[Short problem]
Write out the listing, please, but only from its first line through the line containing "const ticks5 = [10,100,1000,10000,100000];", exactly as given and without pictures.

[Dataset excerpt]
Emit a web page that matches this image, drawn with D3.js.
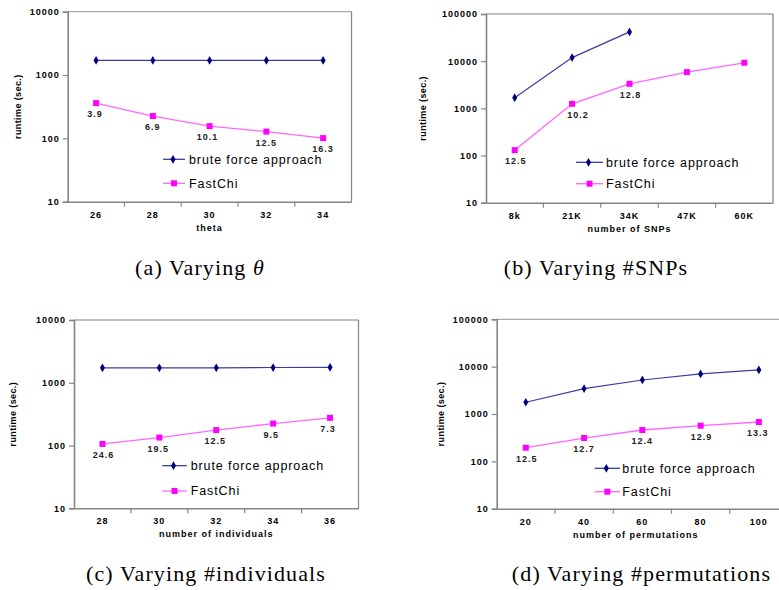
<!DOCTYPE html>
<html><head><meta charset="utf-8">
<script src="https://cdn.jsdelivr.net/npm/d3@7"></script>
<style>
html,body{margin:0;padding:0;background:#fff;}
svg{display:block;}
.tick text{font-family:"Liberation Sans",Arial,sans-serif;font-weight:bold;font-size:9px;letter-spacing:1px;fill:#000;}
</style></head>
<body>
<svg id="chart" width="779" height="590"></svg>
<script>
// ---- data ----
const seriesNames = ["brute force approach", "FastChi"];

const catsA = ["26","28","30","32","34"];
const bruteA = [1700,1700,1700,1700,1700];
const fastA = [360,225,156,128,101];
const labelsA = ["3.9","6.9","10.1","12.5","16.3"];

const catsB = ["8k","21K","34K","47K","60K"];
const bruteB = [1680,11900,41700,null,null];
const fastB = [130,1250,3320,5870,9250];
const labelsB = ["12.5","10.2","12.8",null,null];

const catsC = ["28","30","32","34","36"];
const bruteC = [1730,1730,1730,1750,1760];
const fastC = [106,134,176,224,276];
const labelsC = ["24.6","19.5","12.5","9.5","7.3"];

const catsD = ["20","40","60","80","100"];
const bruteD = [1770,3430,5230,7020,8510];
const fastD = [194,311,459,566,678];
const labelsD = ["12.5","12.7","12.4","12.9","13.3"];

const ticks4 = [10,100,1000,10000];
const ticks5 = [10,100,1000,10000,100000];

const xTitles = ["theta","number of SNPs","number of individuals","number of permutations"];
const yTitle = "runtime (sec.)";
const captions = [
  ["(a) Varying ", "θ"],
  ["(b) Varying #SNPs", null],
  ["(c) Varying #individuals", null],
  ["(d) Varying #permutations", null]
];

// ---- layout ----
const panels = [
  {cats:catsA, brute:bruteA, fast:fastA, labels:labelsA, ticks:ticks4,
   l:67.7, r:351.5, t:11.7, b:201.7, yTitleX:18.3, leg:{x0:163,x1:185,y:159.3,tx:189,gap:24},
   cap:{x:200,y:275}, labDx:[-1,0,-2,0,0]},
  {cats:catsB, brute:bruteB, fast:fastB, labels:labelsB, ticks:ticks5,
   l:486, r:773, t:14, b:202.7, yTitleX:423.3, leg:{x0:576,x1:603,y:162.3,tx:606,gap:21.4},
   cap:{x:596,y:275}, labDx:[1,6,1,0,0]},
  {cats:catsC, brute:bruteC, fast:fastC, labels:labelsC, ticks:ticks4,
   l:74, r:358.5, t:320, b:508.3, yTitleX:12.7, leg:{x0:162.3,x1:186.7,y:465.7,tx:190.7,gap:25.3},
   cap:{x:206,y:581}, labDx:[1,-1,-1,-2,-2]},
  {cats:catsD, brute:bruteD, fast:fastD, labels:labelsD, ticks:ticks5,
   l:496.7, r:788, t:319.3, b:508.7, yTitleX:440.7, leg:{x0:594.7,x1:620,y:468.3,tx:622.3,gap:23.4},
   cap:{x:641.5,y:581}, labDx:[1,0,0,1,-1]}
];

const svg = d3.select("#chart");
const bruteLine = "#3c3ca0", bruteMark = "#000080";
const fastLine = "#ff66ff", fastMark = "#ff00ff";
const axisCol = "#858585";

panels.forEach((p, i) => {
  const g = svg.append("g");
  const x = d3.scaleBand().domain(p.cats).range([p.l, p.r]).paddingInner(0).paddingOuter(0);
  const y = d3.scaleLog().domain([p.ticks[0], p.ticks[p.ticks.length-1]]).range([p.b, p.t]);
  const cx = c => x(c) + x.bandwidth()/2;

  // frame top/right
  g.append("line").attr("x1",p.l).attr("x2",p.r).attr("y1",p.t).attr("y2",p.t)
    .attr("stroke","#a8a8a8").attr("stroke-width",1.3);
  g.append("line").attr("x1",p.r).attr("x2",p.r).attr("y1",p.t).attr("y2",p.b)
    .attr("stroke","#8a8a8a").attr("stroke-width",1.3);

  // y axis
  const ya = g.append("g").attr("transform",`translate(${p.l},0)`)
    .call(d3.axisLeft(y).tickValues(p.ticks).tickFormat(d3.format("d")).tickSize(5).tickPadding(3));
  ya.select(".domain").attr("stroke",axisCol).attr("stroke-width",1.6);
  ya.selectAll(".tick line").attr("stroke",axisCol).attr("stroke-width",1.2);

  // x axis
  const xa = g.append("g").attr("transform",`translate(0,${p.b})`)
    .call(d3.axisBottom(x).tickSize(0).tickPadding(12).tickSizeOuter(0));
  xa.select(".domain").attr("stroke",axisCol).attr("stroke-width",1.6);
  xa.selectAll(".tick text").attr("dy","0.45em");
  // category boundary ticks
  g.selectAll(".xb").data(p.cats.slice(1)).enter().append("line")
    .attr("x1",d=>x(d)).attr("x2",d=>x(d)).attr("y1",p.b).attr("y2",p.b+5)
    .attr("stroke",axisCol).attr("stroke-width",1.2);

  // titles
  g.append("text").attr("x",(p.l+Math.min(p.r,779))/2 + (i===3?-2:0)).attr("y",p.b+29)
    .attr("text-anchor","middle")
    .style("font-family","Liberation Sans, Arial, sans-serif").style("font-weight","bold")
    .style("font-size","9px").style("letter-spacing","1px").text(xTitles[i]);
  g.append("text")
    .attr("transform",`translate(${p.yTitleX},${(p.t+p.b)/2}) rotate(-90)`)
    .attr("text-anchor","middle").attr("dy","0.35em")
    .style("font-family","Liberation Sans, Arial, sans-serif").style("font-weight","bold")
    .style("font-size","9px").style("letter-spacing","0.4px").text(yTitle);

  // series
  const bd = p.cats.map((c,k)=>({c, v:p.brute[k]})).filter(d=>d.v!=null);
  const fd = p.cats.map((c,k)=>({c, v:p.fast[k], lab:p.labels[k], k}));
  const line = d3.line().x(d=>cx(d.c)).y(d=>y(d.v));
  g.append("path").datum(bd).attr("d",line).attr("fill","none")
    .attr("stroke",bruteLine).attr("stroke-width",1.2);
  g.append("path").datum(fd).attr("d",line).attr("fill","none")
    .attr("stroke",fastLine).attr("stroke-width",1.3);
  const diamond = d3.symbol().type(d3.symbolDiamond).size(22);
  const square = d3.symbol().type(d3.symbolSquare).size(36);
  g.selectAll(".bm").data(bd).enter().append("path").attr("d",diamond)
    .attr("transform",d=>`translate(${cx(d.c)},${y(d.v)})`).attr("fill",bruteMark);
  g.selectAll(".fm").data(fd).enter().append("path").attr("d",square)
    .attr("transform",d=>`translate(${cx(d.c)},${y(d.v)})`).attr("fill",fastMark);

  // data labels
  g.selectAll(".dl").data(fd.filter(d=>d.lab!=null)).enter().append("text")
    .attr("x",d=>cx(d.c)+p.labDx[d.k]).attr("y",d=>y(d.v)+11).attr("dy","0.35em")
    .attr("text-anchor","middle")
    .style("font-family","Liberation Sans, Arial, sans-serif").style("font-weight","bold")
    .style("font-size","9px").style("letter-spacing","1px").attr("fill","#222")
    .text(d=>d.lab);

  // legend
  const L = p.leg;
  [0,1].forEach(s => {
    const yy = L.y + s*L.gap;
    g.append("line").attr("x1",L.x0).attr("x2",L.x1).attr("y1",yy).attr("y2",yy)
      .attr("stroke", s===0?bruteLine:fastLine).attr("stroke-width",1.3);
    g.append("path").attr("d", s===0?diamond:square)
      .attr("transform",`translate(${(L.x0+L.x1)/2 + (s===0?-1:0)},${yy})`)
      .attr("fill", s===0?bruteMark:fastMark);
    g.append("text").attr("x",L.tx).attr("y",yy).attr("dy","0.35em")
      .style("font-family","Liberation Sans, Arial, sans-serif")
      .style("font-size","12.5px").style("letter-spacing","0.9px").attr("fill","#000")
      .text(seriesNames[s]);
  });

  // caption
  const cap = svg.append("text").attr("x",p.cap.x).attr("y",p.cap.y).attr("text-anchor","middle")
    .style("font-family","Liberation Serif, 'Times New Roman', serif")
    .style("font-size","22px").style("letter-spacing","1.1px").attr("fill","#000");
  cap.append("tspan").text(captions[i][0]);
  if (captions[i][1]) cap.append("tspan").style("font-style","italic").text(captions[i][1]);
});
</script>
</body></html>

[Complete answer]
Emit a web page that matches this image, drawn with D3.js.
<!DOCTYPE html>
<html><head><meta charset="utf-8">
<script src="https://cdn.jsdelivr.net/npm/d3@7"></script>
<style>
html,body{margin:0;padding:0;background:#fff;}
svg{display:block;}
.tick text{font-family:"Liberation Sans",Arial,sans-serif;font-weight:bold;font-size:9px;letter-spacing:1px;fill:#000;}
</style></head>
<body>
<svg id="chart" width="779" height="590"></svg>
<script>
// ---- data ----
const seriesNames = ["brute force approach", "FastChi"];

const catsA = ["26","28","30","32","34"];
const bruteA = [1700,1700,1700,1700,1700];
const fastA = [360,225,156,128,101];
const labelsA = ["3.9","6.9","10.1","12.5","16.3"];

const catsB = ["8k","21K","34K","47K","60K"];
const bruteB = [1680,11900,41700,null,null];
const fastB = [130,1250,3320,5870,9250];
const labelsB = ["12.5","10.2","12.8",null,null];

const catsC = ["28","30","32","34","36"];
const bruteC = [1730,1730,1730,1750,1760];
const fastC = [106,134,176,224,276];
const labelsC = ["24.6","19.5","12.5","9.5","7.3"];

const catsD = ["20","40","60","80","100"];
const bruteD = [1770,3430,5230,7020,8510];
const fastD = [194,311,459,566,678];
const labelsD = ["12.5","12.7","12.4","12.9","13.3"];

const ticks4 = [10,100,1000,10000];
const ticks5 = [10,100,1000,10000,100000];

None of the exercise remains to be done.